Wednesday, 1 February 2017

Temples by the Thames

In a week when judges seized the headlines not far away from this Temple hall, I contemplated the gardens lawyers can relax in on the banks of the Thames. The Temple Gardens at  Middle Temple Inn were my focus, just a stone's throw away from the north bank of the Thames and here they are in all their summer splendour.  Trainee barristers eat their dinners here and study to become fully fledged lawyers, in majestic, historic surroundings which date back to the twelfth century, when the site was owned by the Knights Templar.   

The main lawn of the gardens used to be much closer to the river in times gone by; but the vista down to the Thames has retained its beauty today as a landscape to be enjoyed by people through the hard work and vision of its gardener, Kate Jenrick, and her assistant who, between them work an eight-day week planting, weeding and maintaining the lawns.  Two ‘Master Gardeners’ from the inns of court help them plant bulbs and open the gardens for Open Garden Squares Weekend.  Underneath the lawn there is a ginormous tank with 20,000 litres of water collected from the buildings, which is used to keep the lawns green and lush all summer long in a sustainable way. 

As well as the expanse of lawn, most of the gardens comprise a series of courtyards.  This one is Fountain Court, one of the oldest gardens in the whole of London, with three very impressive trees, a plane, horse chestnut and mulberry and a water fountain - one of the earliest public fountains in London.
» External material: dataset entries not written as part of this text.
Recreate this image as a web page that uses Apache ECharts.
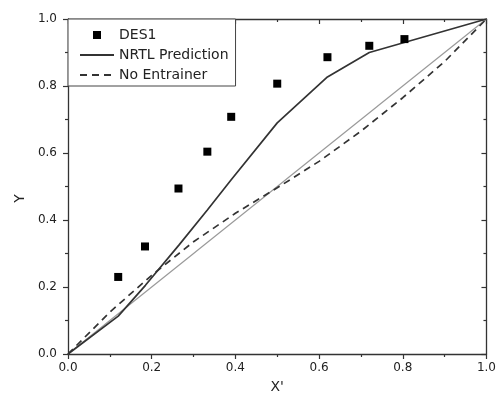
<!DOCTYPE html>
<html>
<head>
<meta charset="utf-8">
<script src="https://cdn.jsdelivr.net/npm/echarts@6/dist/echarts.min.js"></script>
<style>html,body{margin:0;padding:0;background:#fff;}#c{width:499px;height:405px;}</style>
</head>
<body>
<div id="c"></div>
<script>
// DES1 experimental points
const desX = [0.12, 0.184, 0.264, 0.333, 0.39, 0.50, 0.62, 0.72, 0.804];
const desY = [0.23, 0.321, 0.494, 0.604, 0.708, 0.807, 0.886, 0.92, 0.94];
// NRTL prediction
const nrtlX = [0, 0.12, 0.185, 0.265, 0.333, 0.39, 0.50, 0.62, 0.72, 1.0];
const nrtlY = [0, 0.113, 0.205, 0.325, 0.43, 0.52, 0.69, 0.827, 0.90, 1.0];
// No entrainer
const noEX = [0, 0.1, 0.2, 0.3, 0.4, 0.5, 0.6, 0.7, 0.8, 0.9, 1.0];
const noEY = [0, 0.125, 0.235, 0.335, 0.42, 0.496, 0.575, 0.665, 0.765, 0.873, 1.0];
// diagonal y = x
const diagX = [0, 1];
const diagY = [0, 1];
const tickLabels = ['0.0', '0.2', '0.4', '0.6', '0.8', '1.0'];

const zip = (a, b) => a.map((v, i) => [v, b[i]]);
const font = 'DejaVu Sans';
const axisColor = '#333';

function mkAxis(pos, main, isX) {
  return {
    type: 'value', min: 0, max: 1, interval: 0.2, position: pos,
    axisLine: { show: true, onZero: false, lineStyle: { color: axisColor, width: 1.3 } },
    axisTick: { show: true, inside: !main, length: 5, lineStyle: { color: axisColor, width: 1.2 } },
    minorTick: { show: true, splitNumber: 2, length: 3, lineStyle: { color: axisColor, width: 1.2 } },
    splitLine: { show: false },
    axisLabel: main ? {
      show: true, margin: isX ? 8 : 11, color: '#222', fontFamily: font, fontSize: 12,
      formatter: v => tickLabels[Math.round(v / 0.2)] ?? ''
    } : { show: false }
  };
}

const xMain = Object.assign(mkAxis('bottom', true, true), {
  name: "X'", nameLocation: 'middle', nameGap: 26,
  nameTextStyle: { color: '#222', fontFamily: font, fontSize: 14 }
});
const yMain = Object.assign(mkAxis('left', true, false), {
  name: 'Y', nameLocation: 'middle', nameGap: 36,
  nameTextStyle: { color: '#222', fontFamily: font, fontSize: 14, padding: [0, 24, 0, 0] }
});

const chart = echarts.init(document.getElementById('c'), null, { renderer: 'canvas' });
chart.setOption({
  animation: false,
  backgroundColor: '#fff',
  grid: { left: 68, right: 10, top: 19, bottom: 51, containLabel: false },
  xAxis: [xMain, mkAxis('top', false, true)],
  yAxis: [yMain, mkAxis('right', false, false)],
  legend: {
    orient: 'vertical', left: 68, top: 19,
    data: [{ name: 'DES1', icon: 'path://M0 0H10V10H0Z' }, 'NRTL Prediction', 'No Entrainer'],
    itemWidth: 34, itemHeight: 8, itemGap: 6,
    symbolKeepAspect: true,
    padding: [9, 7, 4, 11],
    borderColor: '#444', borderWidth: 1, borderRadius: 0,
    backgroundColor: '#fff',
    textStyle: { color: '#222', fontFamily: font, fontSize: 14 }
  },
  series: [
    {
      name: 'diag', type: 'line', data: zip(diagX, diagY), symbol: 'none', silent: true,
      lineStyle: { color: '#9a9a9a', width: 1.2 }, z: 1
    },
    {
      name: 'No Entrainer', type: 'line', data: zip(noEX, noEY), symbol: 'none',
      lineStyle: { color: '#333', width: 1.7, type: [7, 5] },
      itemStyle: { color: 'rgba(0,0,0,0)', borderWidth: 0 }, z: 2
    },
    {
      name: 'NRTL Prediction', type: 'line', data: zip(nrtlX, nrtlY), symbol: 'none',
      lineStyle: { color: '#333', width: 1.7 },
      itemStyle: { color: 'rgba(0,0,0,0)', borderWidth: 0 }, z: 3
    },
    {
      name: 'DES1', type: 'scatter', data: zip(desX, desY), symbol: 'rect', symbolSize: 8,
      itemStyle: { color: '#000', opacity: 1 }, z: 4
    }
  ]
});
</script>
</body>
</html>
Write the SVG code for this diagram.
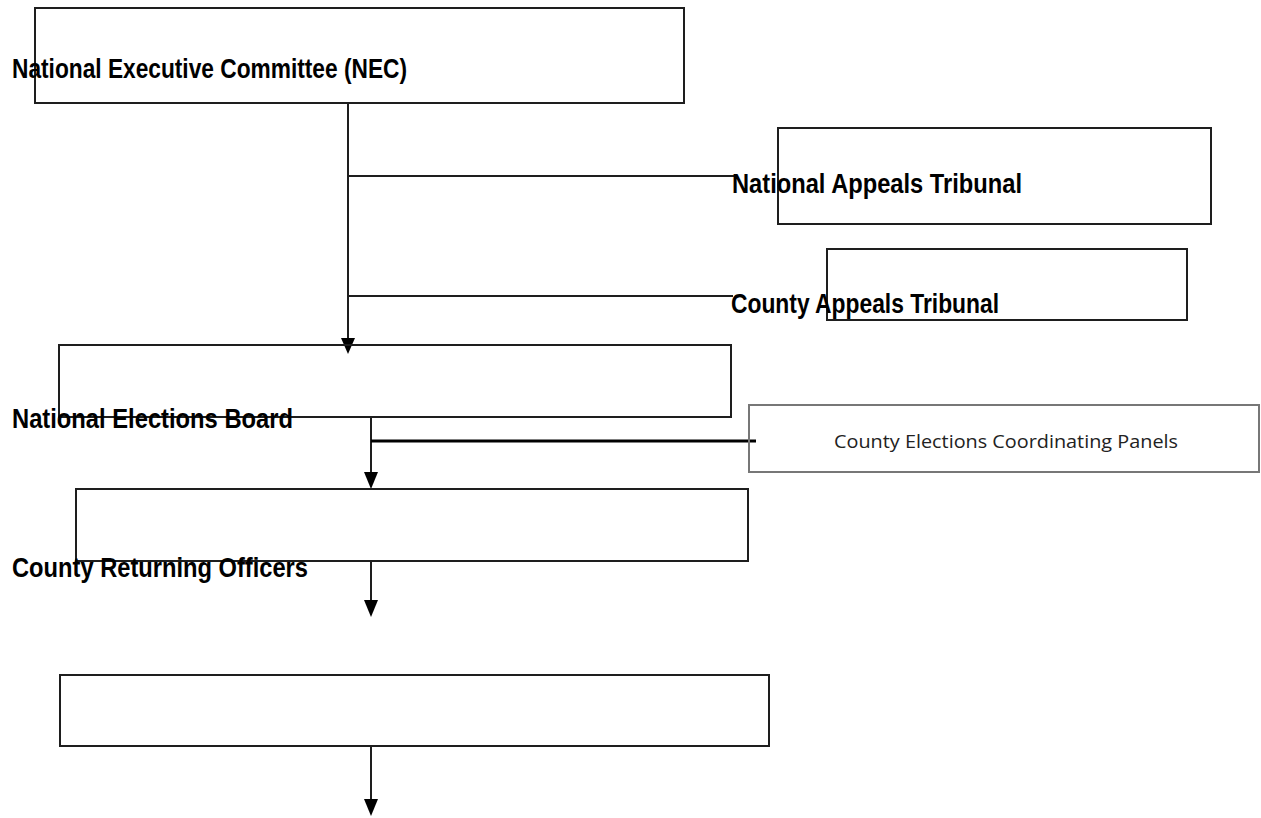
<svg xmlns="http://www.w3.org/2000/svg" width="1261" height="818" viewBox="0 0 1261 818">
<style>
.box{fill:none;stroke:#1e1e1e;stroke-width:2}
.lbl{font-family:"Liberation Sans",Arial,sans-serif;font-weight:bold;font-size:28px;fill:#000}
.ln{stroke:#1e1e1e;stroke-width:2;fill:none}
.ah{fill:#000}
</style>
<rect width="1261" height="818" fill="#fff"/>
<g id="connectors">
<line class="ln" x1="348" y1="103" x2="348" y2="342"/>
<polygon class="ah" points="341,338 355,338 348,354"/>
<line class="ln" x1="348" y1="176" x2="734" y2="176"/>
<line class="ln" x1="348" y1="296" x2="733" y2="296"/>
<line class="ln" x1="371" y1="417" x2="371" y2="476"/>
<polygon class="ah" points="364,472 378,472 371,489"/>
<line x1="371" y1="441" x2="756" y2="441" stroke="#000" stroke-width="3"/>
<line class="ln" x1="371" y1="561" x2="371" y2="604"/>
<polygon class="ah" points="364,600 378,600 371,617"/>
<line class="ln" x1="371" y1="746" x2="371" y2="803"/>
<polygon class="ah" points="364,799 378,799 371,816"/>
</g>
<g id="nec">
<rect class="box" x="35" y="8" width="649" height="95"/>
<text class="lbl" x="12" y="78" textLength="395" lengthAdjust="spacingAndGlyphs">National Executive Committee (NEC)</text>
</g>
<g id="nat">
<rect class="box" x="778" y="128" width="433" height="96"/>
<text class="lbl" x="732" y="193" textLength="290" lengthAdjust="spacingAndGlyphs">National Appeals Tribunal</text>
</g>
<g id="cat">
<rect class="box" x="827" y="249" width="360" height="71"/>
<text class="lbl" x="731" y="313" textLength="268" lengthAdjust="spacingAndGlyphs">County Appeals Tribunal</text>
</g>
<g id="neb">
<rect class="box" x="59" y="345" width="672" height="72"/>
<text class="lbl" x="12" y="428" textLength="281" lengthAdjust="spacingAndGlyphs">National Elections Board</text>
</g>
<g id="cecp">
<rect x="749" y="405" width="510" height="67" fill="none" stroke="#777" stroke-width="2"/>
<text x="834" y="448" textLength="344" lengthAdjust="spacingAndGlyphs" font-family="'Open Sans','Liberation Sans',sans-serif" font-size="19" fill="#222">County Elections Coordinating Panels</text>
</g>
<g id="cro">
<rect class="box" x="76" y="489" width="672" height="72"/>
<text class="lbl" x="12" y="577" textLength="296" lengthAdjust="spacingAndGlyphs">County Returning Officers</text>
</g>
<g id="box5">
<rect class="box" x="60" y="675" width="709" height="71"/>
</g>
</svg>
There used to be another plane tree, which died, and its demise has let in more light for new fuchsias and camellias, whilst retaining the feeling of green under the tree canopies.   Charles Dickens had lodgings here at the time he wrote Martin Chuzzlewit.

Gas lamps still light the way around the courtyards in keeping with the cloister and ancient university feel of the architecture.  But Kate has sought to ring the changes during her eight years of stewardship of the gardens, bringing in new planting schemes with more perennials for year-round colour. Currants and gooseberries, a styrax tree as well as rosemary, cosmos, livinias, marigolds and a variety of perennials have been introduced.  Kate is one of three custodians that look after gardens of London Inns of Court, (Inner Temple, Middle Temple and Lincoln's Inn) who all bring their  common experience of studying at Kew Gardens to their roles and so are known as the Kew Ladies. 

Here is an Agastache with its green candles, planted in front of old roses, of which there is a historic tale.  Shakespeare's play Henry VI Part 1 talks of the plucking of red and white roses in Temple Garden.  People wonder if it refers to Middle Temple or Inner Temple, but the idea certainly came from hereabouts.

Roses float above the courtyard plantings. They are pruned to half their height in December or January, but, alas, some are suffering from honey fungus and will benefit from new plantings shortly. In other areas the traditional combination of rose and lavender has successfully been replaced with Gaura, hibiscus and Agastache rather than summer bedding plants, with spring bulbs, violas and primroses providing spring colour. 

The changes in plantings to the courtyards have been noticed in Elm Court and Church Court, for instance, and recognised in recent years with City in Bloom awards. Plumbago flowers well in the shelter of Elm Court, where the rubble from war bombings has meant lots of compost has had to be imported and dug in. Now there are lilies of the valley in the shady areas, dogwood for winter colour along one side and a carefully designed successional planting scheme has been established.

Middle Temple's emblem is a Paschal Lamb, adorned with a halo and staff, and it reflects the Inn's links with the Knights Templar.   You can see it adorning many of the buildings as you walk around the streets of the Inn. 

I visited the gardens with other Open Garden Squares Coordinators and  had the privilege of a private tour by the Gardener.  We are all volunteers and look after the different areas of London, helping gardens as they get ready for opening for Open Garden Squares Weekend. It's a very rewarding and fascinating role, but one of the drawbacks is that we don't get a lot of chance to visit gardens outside our area over the weekend,  so we came up with the idea of meeting occasionally at different gardens, which has proved very popular.  Just as we started to walk around the gardens, we met a procession of people in full regalia walking the cobbled streets.  It turned out this was in honour of the Middle Temple Treasurer meeting Sheriffs of the City of London for the ‘Quit Rents’ annual ceremony.

In the middle of the Temple we came across this intriguing gate and steps - which invite you to peek through the railings and discover the secrets of the garden inside.  This is part of the charm of  many of the London gardens  which open over Open Garden Squares Weekend - discovering the garden behind the gate, door or fence.    

And here is what we found - the Master's Garden. Just lovely.

Wandering around Middle Temple is a fascinating combination of history and horticulture.  As you turn a corner into a new alleyway, there is a sense sometimes of déjà vu.  Not surprising when you realise that the streets and courtyards have been the setting for Downton Abbey and more recently, the new series, Taboo.  It's a garden well worth discovering.